Introduction

The primary focus of this project was to provide a set of Kubernetes plugins and extensions that would provide the ability to use RDMA interfaces from within Kubernetes containers while also supporting the ability to specify a bandwidth limit or reservation on those containers. Our system builds off of an existing solution from Mellanox Technologies, and seeks to overcome many of the pitfalls and limitations present within that solution. Specifically, our system addresses the lack of synchronization exists between the RDMA Device Plugin and CNI plugin within the previous system, as well as the lack of ability to perform per-pod RDMA interface allocation, among other things.

Our solution replaces the RDMA device plugin with a pair of components: a Kubernetes scheduler extension and an RDMA hardware daemon set. These components work together to allow decisions about which node to deploy pods onto to take available RDMA resources into account, without limiting the amount of detail supported in a pod's specification of its RDMA requirements (as the device plugin interface did for the existing solution).

Architecture

The main system architecture for our design can be seen below; the green color denotes components that were developed as part of this project, while the yellow color denotes that components are a part of Kubernetes itself:

Screenshot

The main workflow for how a pod would be deployed in our system begins with a request to deploy a pod being sent to the Kubernetes API Server process on the master node of the cluster. As this request is processed by Kubernetes, the Kubernetes scheduler will generate a list of possible nodes that the pod could be placed on, based on some of the requirements of the pods YAML file (excluding RDMA requirements - those will be handled by our scheduler extension) . This list then gets sent to our Scheduler Extension, which is in charge of deciding which nodes can support the RDMA requirements specified in the pods yaml.
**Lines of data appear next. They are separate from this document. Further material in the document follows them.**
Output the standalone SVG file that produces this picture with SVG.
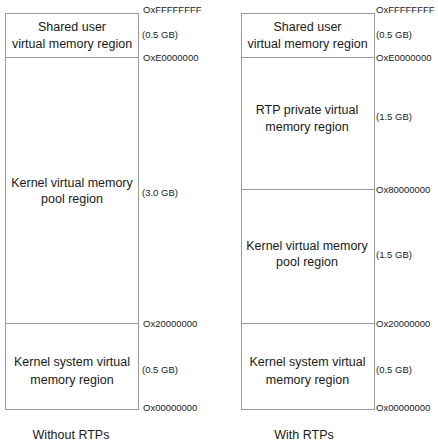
<svg xmlns="http://www.w3.org/2000/svg" width="438" height="442" viewBox="0 0 438 442">
<style>
.box{fill:#fff;stroke:#9a9a9a;stroke-width:1}
.t{font-family:"Liberation Sans",Arial,sans-serif;font-size:12.5px;fill:#1a1a1a;text-anchor:middle}
.a{font-family:"Liberation Sans",Arial,sans-serif;font-size:9.5px;fill:#1a1a1a}
.c{font-family:"Liberation Sans",Arial,sans-serif;font-size:12.5px;fill:#1a1a1a;text-anchor:middle}
</style>
<rect width="438" height="442" fill="#fff"/>
<g id="left-map">
<g id="left-shared"><rect class="box" x="5.5" y="13.5" width="133" height="44"/>
<text class="t" x="72" y="31">Shared user</text><text class="t" x="72" y="48">virtual memory region</text></g>
<g id="left-kpool"><rect class="box" x="5.5" y="57.5" width="133" height="266"/>
<text class="t" x="72" y="187">Kernel virtual memory</text><text class="t" x="72" y="203">pool region</text></g>
<g id="left-ksys"><rect class="box" x="5.5" y="323.5" width="133" height="86"/>
<text class="t" x="72" y="366">Kernel system virtual</text><text class="t" x="72" y="384">memory region</text></g>
<g id="left-labels">
<text class="a" x="143" y="13">OxFFFFFFFF</text>
<text class="a" x="142" y="38">(0.5 GB)</text>
<text class="a" x="143" y="61">OxE0000000</text>
<text class="a" x="142" y="195.5">(3.0 GB)</text>
<text class="a" x="143" y="327">Ox20000000</text>
<text class="a" x="142" y="372.5">(0.5 GB)</text>
<text class="a" x="143" y="411">Ox00000000</text>
</g>
<text class="c" x="71" y="439">Without RTPs</text>
</g>
<g id="right-map">
<g id="right-shared"><rect class="box" x="241.5" y="13.5" width="133" height="44"/>
<text class="t" x="307.5" y="31">Shared user</text><text class="t" x="307.5" y="48">virtual memory region</text></g>
<g id="right-rtp"><rect class="box" x="241.5" y="57.5" width="133" height="132"/>
<text class="t" x="307" y="114">RTP private virtual</text><text class="t" x="307" y="131">memory region</text></g>
<g id="right-kpool"><rect class="box" x="241.5" y="189.5" width="133" height="134"/>
<text class="t" x="307" y="250">Kernel virtual memory</text><text class="t" x="307" y="266">pool region</text></g>
<g id="right-ksys"><rect class="box" x="241.5" y="323.5" width="133" height="86"/>
<text class="t" x="307.5" y="366">Kernel system virtual</text><text class="t" x="307.5" y="384">memory region</text></g>
<g id="right-labels">
<text class="a" x="376" y="13">OxFFFFFFFF</text>
<text class="a" x="376" y="38">(0.5 GB)</text>
<text class="a" x="376" y="61">OxE0000000</text>
<text class="a" x="376" y="119.5">(1.5 GB)</text>
<text class="a" x="376" y="193">Ox80000000</text>
<text class="a" x="376" y="258">(1.5 GB)</text>
<text class="a" x="376" y="327">Ox20000000</text>
<text class="a" x="376" y="372.5">(0.5 GB)</text>
<text class="a" x="376" y="411">Ox00000000</text>
</g>
<text class="c" x="304" y="439">With RTPs</text>
</g>
</svg>
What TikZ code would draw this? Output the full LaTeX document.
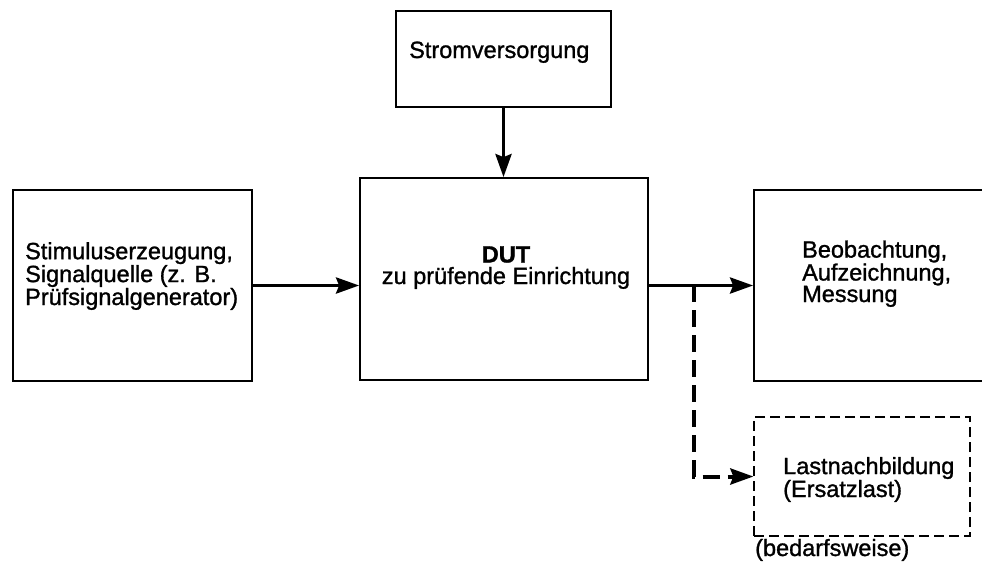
\documentclass[tikz,border=0pt]{standalone}
\usepackage{fontspec}
\setmainfont{Liberation Sans}[FakeBold=1.2,BoldFont={Liberation Sans Bold},BoldFeatures={FakeBold=1.2}]
\usetikzlibrary{arrows.meta}
\begin{document}
\begin{tikzpicture}[x=1pt,y=-1pt,
  box/.style={draw,line width=1.8pt,inner sep=0pt,rectangle},
  dbox/.style={draw,line width=1.2pt,inner sep=0pt,rectangle,dash pattern=on 10pt off 5pt},
  lbl/.style={inner sep=0pt,anchor=base west,align=left,font=\fontsize{23.5}{21.5}\selectfont},
  arr/.style={line width=3.5pt,-{Stealth[length=23pt,width=16pt,inset=3pt]}},
  darr/.style={line width=4pt,dash pattern=on 17pt off 8pt,-{Stealth[length=23pt,width=16pt,inset=3pt]}}]
\useasboundingbox (0,0) rectangle (982,563);
\clip (0,0) rectangle (982,563);
\node[box,minimum width=239pt,minimum height=191pt] (src) at (132.5,285.5) {};
\node[box,minimum width=215pt,minimum height=96pt] (pwr) at (503.5,59) {};
\node[box,minimum width=288pt,minimum height=202pt] (dut) at (504,279) {};
\node[box,minimum width=256pt,minimum height=191pt] (obs) at (882,285.5) {};
\node[dbox,minimum width=216pt,minimum height=119pt] (load) at (862,476.5) {};
\node[lbl] (srct) at (25,305) {Stimuluserzeugung,\\Signalquelle (z. B.\\Prüfsignalgenerator)};
\node[lbl] (pwrt) at (409,58) {Stromversorgung};
\node[lbl,anchor=base,align=center] (dutt) at (506,284) {\textbf{DUT}\\zu prüfende Einrichtung};
\node[lbl] (obst) at (802,302) {Beobachtung,\\Aufzeichnung,\\Messung};
\node[lbl] (loadt) at (783,497) {Lastnachbildung\\(Ersatzlast)};
\node[lbl] (need) at (755,556) {(bedarfsweise)};
\coordinate (split) at (694,285);
\draw[arr] (pwr.south) -- (pwr.south |- dut.north);
\draw[arr] (src.east) -- (src.east -| dut.west);
\draw[arr] (src.east -| dut.east) -- (src.east -| obs.west);
\draw[darr] (split) |- (load.west);
\end{tikzpicture}
\end{document}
The Scheduler Extension contacts each nodes RDMA Hardware Daemon Set, which return JSON formatted lists of information about their node's RDMA VFs. The Scheduler Extension then processes all of the information to determine which nodes can meet the minimum bandwidth requirements of the pod being scheduled. The nodes that can support the pod are added to a list that is sent back to the core Kubernetes scheduler, which makes a final selection from among the nodes in the filtered list. In cases where this list is empty, the pod will remain in the Pending state, and Kubernetes will periodically re-attempt to schedule it.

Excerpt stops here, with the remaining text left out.